By: Teresa N. Phillips, Esq., ForsterBoughman
Welcome to the second part of our introduction article to this blog wherein we explore the weaponization of Florida Guardianships. Today, we continue to take a look at when guardianships go wrong and seek to understand what went wrong and look at preventive measures people can take in an effort to avoid being a victim of such a scenario.
In our last post, we were looking at the curious case of Douglas Arthur Keegan. Based on news articles and limited available court records, it appears Mr. Keegan is a former engineer who in 2014 found himself being declared to be incapacitated and being appointed a professional guardian—all against his express wishes.1
In 2014, according to Mr. Keegan, he married a woman he had been involved romantically with for about a year. She was Nigerian. And his adult children did not like it. The marriage sparked a series of events that has led to what may just be a terrible miscarriage of justice if the allegations made by Mr. Keegan turn out to be true.

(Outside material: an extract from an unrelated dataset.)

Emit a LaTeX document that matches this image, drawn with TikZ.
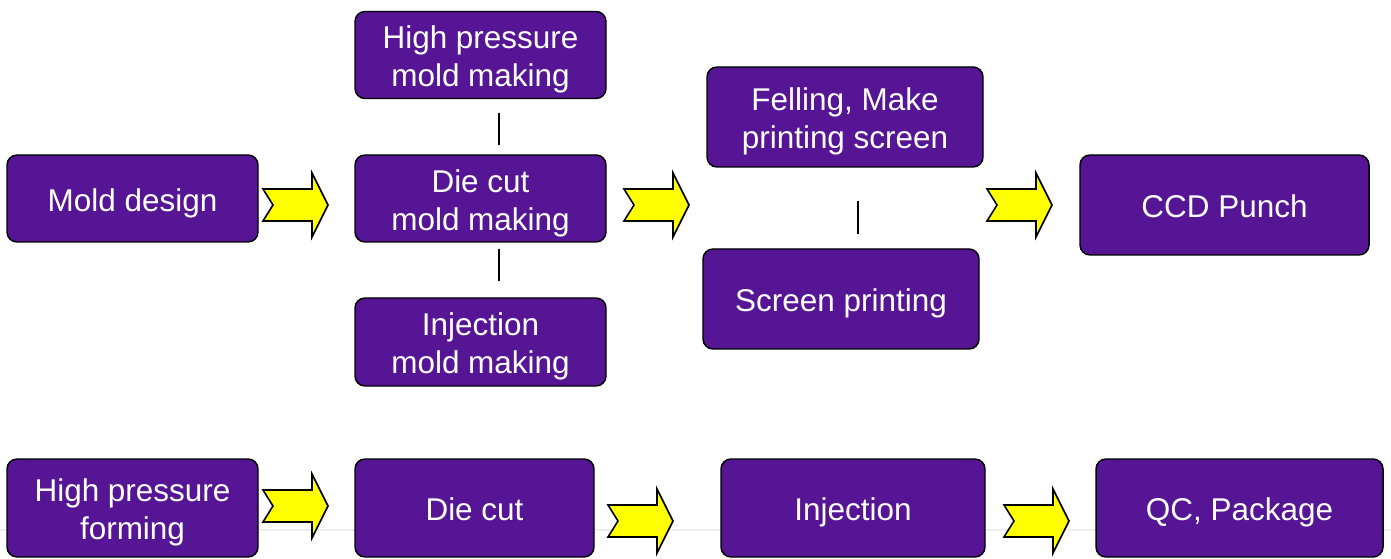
\documentclass[tikz,border=0pt]{standalone}
\usepackage{fontspec}
\setmainfont{Liberation Sans}
\definecolor{boxpurple}{HTML}{551594}
\definecolor{chevyellow}{HTML}{FFFF00}
\begin{document}
\begin{tikzpicture}[x=0.75pt,y=-0.75pt,
  stepbox/.style={draw=black,line width=1.1pt,fill=boxpurple,rounded corners=7.5pt,inner sep=0pt},
  lbltxt/.style={text=white,align=center,inner sep=0pt,yshift=-3.6pt,
    font=\fontsize{23.6}{28.5}\selectfont},
  txt/.style={label={[lbltxt]center:{#1}}},
  txtone/.style={label={[lbltxt,text height=17.2pt,text depth=5pt]center:{#1}}},
  link/.style={draw=black,line width=1.4pt},
  chevron/.pic={\draw[fill=chevyellow,draw=black,line width=1.2pt,line join=miter]
    (0,-16)--(49,-16)--(49,-32)--(65,0)--(49,32)--(49,16)--(0,16)--(10,0)--cycle;}
]
\useasboundingbox (0,0) rectangle (1391,559);
\draw[black!7,line width=1.5pt] (0,530) -- (1391,530);
% top area
\node[stepbox,txtone={Mold design},minimum width=251*0.75pt,minimum height=87*0.75pt] (mold) at (132.5,198.5) {};
\node[stepbox,txt={High pressure\\mold making},minimum width=251*0.75pt,minimum height=87*0.75pt] (hpm) at (480.5,55) {};
\node[stepbox,txt={Die cut\\mold making},minimum width=251*0.75pt,minimum height=87*0.75pt] (dcm) at (480.5,198.5) {};
\node[stepbox,txt={Injection\\mold making},minimum width=251*0.75pt,minimum height=88*0.75pt] (injm) at (480.5,342) {};
\node[stepbox,txt={Felling, Make\\printing screen},minimum width=276*0.75pt,minimum height=100*0.75pt] (fell) at (845,117) {};
\node[stepbox,txtone={Screen printing},minimum width=276*0.75pt,minimum height=100*0.75pt] (scr) at (841,299) {};
\node[stepbox,txtone={CCD Punch},minimum width=289*0.75pt,minimum height=100*0.75pt] (ccd) at (1224.5,205) {};
% bottom row
\node[stepbox,txt={High pressure\\forming},minimum width=251*0.75pt,minimum height=98*0.75pt] (hpf) at (132.5,508) {};
\node[stepbox,txtone={Die cut},minimum width=239*0.75pt,minimum height=98*0.75pt] (dc) at (474.5,508) {};
\node[stepbox,txtone={Injection},minimum width=264*0.75pt,minimum height=98*0.75pt] (inj) at (853,508) {};
\node[stepbox,txtone={QC, Package},minimum width=287*0.75pt,minimum height=98*0.75pt] (qc) at (1239.5,508) {};
% vertical links
\coordinate (l1a) at (499,113); \coordinate (l1b) at (499,145);
\coordinate (l2a) at (499,249); \coordinate (l2b) at (499,281);
\coordinate (l3a) at (858,201); \coordinate (l3b) at (858,234);
\draw[link] (l1a) -- (l1b);
\draw[link] (l2a) -- (l2b);
\draw[link] (l3a) -- (l3b);
% chevron arrows
\pic at (263,205) {chevron};
\pic at (624,205) {chevron};
\pic at (987,205) {chevron};
\pic at (263,506) {chevron};
\pic at (608,521) {chevron};
\pic at (1004,521) {chevron};
\end{tikzpicture}
\end{document}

After being declared incapacitated and having a permanent guardian appointed in 2015, Mr. Keegan’s then professional guardian petitioned for divorce on his behalf and in 2016, a final judgment of dissolution was entered. Since then, he has been in assisted living facilities and dementia wards, many of which he has actively broken out of and ran away from, sometimes leading to legal detainment.
Today, Mr. Keegan is seeking to get his life back. He filed a Suggestion of Capacity pro se just last month. It is a 31 page document that details allegations of misconduct by his own son who he described as being “financially strapped” and who perceived his father’s marriage to equal a disinheritance.2 This latest filing is after many years of Mr. Keegan contacting various watchdog agencies, governmental agencies, police authorities and attorneys and enlisting their help in his struggle to regain control of his life. He makes allegations that a substantial portion of his assets have been consumed by various attorney’s fees, court fees and guardian related fees, he has had important documents, computers and phones removed from him at the insistence or behest of his court appointed guardian and that he has never been properly heard in the Court. 3 He freely admits he suffers from alcoholism but contends that does not make him legally incapacitated.
Are his allegations true? I honestly do not know. I recognize many of the names of legal and guardian professionals he raised in his recent filing and I have never personally known them to act any way except ethical and lawful. But whether his allegations are true or not, I think this case nonetheless highlights a major shortfall in our current system. What is the solution when in the pursuit of its objectives of protection, the guardianship process leaves a ward financially depleted and/or in mental anguish due to the loss of control?!
It seems apparent Mr. Keegan has some high-level cognitive function and comprehension. Afterall, he has been living in a motel for two years by himself, working on his legal case from his own laptop and cooking for himself. More importantly, and notwithstanding the accuracy of his allegations, he perceives he has been wronged and ignored by the guardianship system which is supposed to protect him. He feels as if the individual players involved (including attorneys, guardians and judges) have conspired to ignore him, institutionalize him against his will, take his assets and use them to their own advantage. The fact he passionately believes this to be true and is able to communicate those feelings in writing, verbally in press interviews and other phone communications leads to one disturbing conclusion: Mr. Keegan is living in a hellish state. In his mind, he went from being a newlywed to being divorced, penniless and with no power or control over his own life. Could he be wrong about the actual facts he alleges? Of course he could be absolutely mistaken. But what peace and protection has the system really given Mr. Keegan if nearly seven years after the guardianship proceedings were initiated, he is living a sad, lonely life from a Kissimmee, FL motel and does not think there is one person involved in the guardianship system who actually cares about him or is looking out for him?!